12. Notices. All communications hereunder will be in writing and effective only on receipt, and, if sent to the Underwriters, will be mailed, delivered, telecopied, telegraphed or emailed and confirmed to the Underwriters, c/o Goldman Sachs & Co. LLC, 200 West Street, New York, New York 10282, Attention: Registration Department; Barclays Capital Inc., 745 Seventh Avenue, New York, New York 10019, Attention: Syndicate Registration (Fax: 646-834-8133); BNP Paribas Securities Corp., 787 Seventh Avenue, New York, New York 10019, Attention: Syndicate Desk (email: dl.new.york.syndicate@bnpparibas.com); PNC Capital Markets LLC, 300 Fifth Avenue, Pittsburgh, PA 15222, Attention: Debt Capital Markets, Fixed Income Transaction Execution (Fax: 412-762-2760); and TD Securities (USA) LLC, One Vanderbilt Avenue, 11th Floor, NY 10017, Attention: Transaction Advisory (email: USTransactionadvisory@tdsecurities.com). Notices sent to the Company will be mailed, delivered, telecopied or telegraphed to and confirmed to it at Lincoln National Corporation, 150 N. Radnor Chester Road, Radnor, Pennsylvania 19087, facsimile number (484) 583-1421, Attention: Legal Department.
In accordance with the requirements of the USA Patriot Act (Title III of Pub.
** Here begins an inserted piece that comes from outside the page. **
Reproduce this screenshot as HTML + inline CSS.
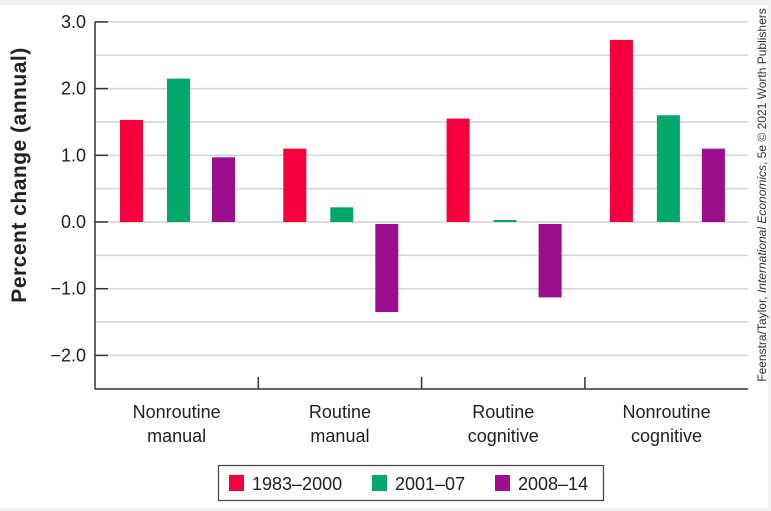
<!DOCTYPE html>
<html><head><meta charset="utf-8"><style>
html,body{margin:0;padding:0;background:#fff;}
svg{display:block;font-family:"Liberation Sans",sans-serif;}
</style></head><body>
<svg width="771" height="511" viewBox="0 0 771 511">
<rect x="0" y="0" width="771" height="511" fill="#f1f1f1"/>
<rect x="0" y="5" width="768" height="503" fill="#fff"/>
<g id="grid"></g>
<g id="yticks"></g>
<g id="bars"></g>
<line x1="95" y1="22" x2="95" y2="389.5" stroke="#333" stroke-width="1.5"/>
<line x1="95" y1="389" x2="748" y2="389" stroke="#333" stroke-width="1.5"/>
<g id="xlabels"></g>
<text transform="translate(26,175) rotate(-90)" text-anchor="middle" font-size="21" font-weight="bold" letter-spacing="0.5" fill="#222">Percent change (annual)</text>
<text transform="translate(766,195) rotate(-90)" text-anchor="middle" font-size="12" fill="#333">Feenstra/Taylor, <tspan font-style="italic">International Economics</tspan>, 5e © 2021 Worth Publishers</text>
<g>
<rect x="218.5" y="465.5" width="385" height="35" fill="#fff" stroke="#444" stroke-width="1.2"/>
<rect x="229" y="475" width="15" height="16" fill="#f5003d"/>
<text x="252" y="490" font-size="18" fill="#222">1983–2000</text>
<rect x="372" y="475" width="15" height="16" fill="#00a86b"/>
<text x="395" y="490" font-size="18" fill="#222">2001–07</text>
<rect x="495" y="475" width="15" height="16" fill="#9b0f8e"/>
<text x="518" y="490" font-size="18" fill="#222">2008–14</text>
</g>
</svg>
<script>
const categories1 = ["Nonroutine","Routine","Routine","Nonroutine"];
const categories2 = ["manual","manual","cognitive","cognitive"];
const series1983 = [1.53, 1.10, 1.55, 2.73];
const series2001 = [2.15, 0.22, 0.03, 1.60];
const series2008 = [0.97, -1.35, -1.13, 1.10];
const yTicks = [3, 2, 1, 0, -1, -2];
const yTickLabels = ["3.0","2.0","1.0","0.0","\u22121.0","\u22122.0"];
const gridVals = [3, 2.5, 2, 1.5, 1, 0.5, 0, -0.5, -1, -1.5, -2];

const NS = "http://www.w3.org/2000/svg";
function y(v){ return 222 - v * 66.7; }
const x0 = 95, catW = 163.3;
function mk(tag, attrs, parent){ const e = document.createElementNS(NS, tag); for (const k in attrs) e.setAttribute(k, attrs[k]); parent.appendChild(e); return e; }
const grid = document.getElementById('grid');
gridVals.forEach(v => {
  const l = mk('line', {x1: 95, x2: 748, y1: y(v), y2: y(v), stroke: '#d4d4d4', 'stroke-width': 1.5}, grid);
  
  
});
const yt = document.getElementById('yticks');
yTicks.forEach((v, i) => {
  const l = mk('line', {x1: 95, x2: 108, y1: y(v), y2: y(v), stroke: '#333', 'stroke-width': 1.5}, yt);
  
  
  const t = mk('text', {x: 86, y: y(v) + 6, 'text-anchor': 'end', 'font-size': 18, fill: '#222'}, yt);
  t.textContent = yTickLabels[i];
  
  
});
const bars = document.getElementById('bars');
const series = [series1983, series2001, series2008];
const colors = ['#f5003d', '#00a86b', '#9b0f8e'];
const offs = [25, 72, 117];
const names = ['1983-2000', '2001-07', '2008-14'];
categories1.forEach((c, ci) => {
  series.forEach((s, si) => {
    const v = s[ci];
    const top = v >= 0 ? y(v) : y(0) + 2;
    const h = v >= 0 ? y(0) - y(v) : y(v) - y(0) - 2;
    const r = mk('rect', {x: x0 + ci * catW + offs[si], y: top, width: 23, height: Math.max(h, 1), fill: colors[si]}, bars);
    
    
  });
});
const xl = document.getElementById('xlabels');
categories1.forEach((c, ci) => {
  const cx = x0 + ci * catW + catW / 2;
  if (ci > 0) {
    const l = mk('line', {x1: x0 + ci * catW, x2: x0 + ci * catW, y1: 377, y2: 389, stroke: '#333', 'stroke-width': 1.5}, xl);
    
    
  }
  const t1 = mk('text', {x: cx, y: 418, 'text-anchor': 'middle', 'font-size': 18, fill: '#222'}, xl);
  t1.textContent = c;
  
  
  const t2 = mk('text', {x: cx, y: 442, 'text-anchor': 'middle', 'font-size': 18, fill: '#222'}, xl);
  t2.textContent = categories2[ci];
  
  
});
</script>
</body></html>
L. 107-56 (signed into law October 26, 2001)), the Underwriters are required to obtain, verify and record information that identifies their respective clients, including the Company, which information may include the name and address of their respective clients, as well as other information that will allow the Underwriters to properly identify their respective clients.
13. Authority of the Representatives. The Representatives will act for the several Underwriters in connection with this Agreement, and any action under this Agreement taken by the Representatives shall be binding upon all the Underwriters.
14. Successors. This Agreement will inure to the benefit of and be binding upon the parties hereto and their respective successors and the officers and directors and controlling persons referred to in Section 7 hereof, and no other person will have any right or obligation hereunder.
15. Entire Agreement. (a) This Agreement, together with any contemporaneous written agreements and any prior written agreements (to the extent not superseded by this Agreement) that relate to the offering of the Securities, represents the entire agreement between the Company and the Underwriters with respect to the preparation of any preliminary prospectus, the Time of Sale Prospectus, the Prospectus, the conduct of the offering and the purchase and sale of the Securities.
(b) The Company acknowledges that in connection with the offering of the Securities: (i) each of the Underwriters has acted at arm’s length and is not an agent of, and owes no fiduciary duties to, the Company or any other person, (ii) the Underwriters owe the Company only those duties and obligations set forth in this Agreement and prior written agreements (to the extent not superseded by this Agreement), if any, and (iii) the Underwriters may have interests that differ from those of the Company. The Company waives to the full extent permitted by applicable law any claims it may have against the Underwriters arising from an alleged breach of fiduciary duty in connection with the offering of the Securities.